Since there's no explicit way to say whether this syntax is intended to display as block vs inline, I used the following heuristic: in $latexFOO$, if FOO contains any line breaks (\n), I assume that display mode is intended.

moui72 commented 8 years ago

$latex...$ works both for inline and block, in preview and for posted questions and "what have you tried"

I've just noticed that none of the latex modes work right for posted replies, although they work fine when previewed. See screenshots below.

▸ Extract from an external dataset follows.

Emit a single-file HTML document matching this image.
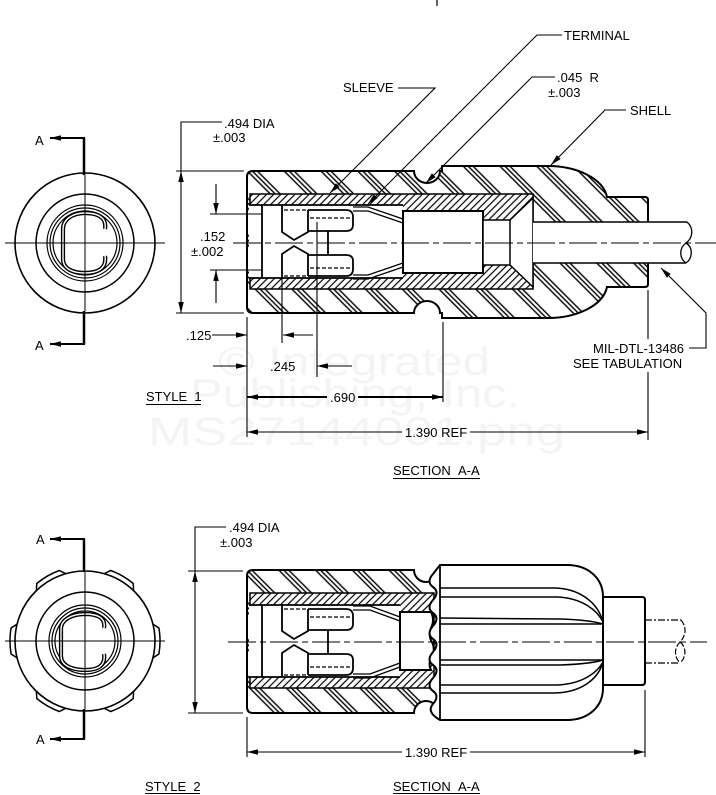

Note that I tried this with all three of $latex...$, \begin{math}...\end{math} and \begin{displaymath}...\end{displaymath} and noticed no difference in behavior. I also tried $latex...$ with internal linebreaks.

Win7/Chrome 53+

In a reply, the text no because $latex r = \frac{x}{10}\% $ is rendered after posting as

r=LATEXESCAPECHARACTERfracx10LATEXESCAPECHARACTERr=LATEXESCAPECHARACTERfracx10LATEXESCAPECHARACTER 

The same text/formula works normally in a question. latex reply latex reply preview

boonebgorges commented 8 years ago

Oy, thanks, @moui72. In case you are curious what I'm up against here: https://teleogistic.net/2016/09/08/handling-latex-in-wordpress-and-react-js/

I'll take a look.

boonebgorges commented 8 years ago

OK, should be fixed by efa4052. Ready to test.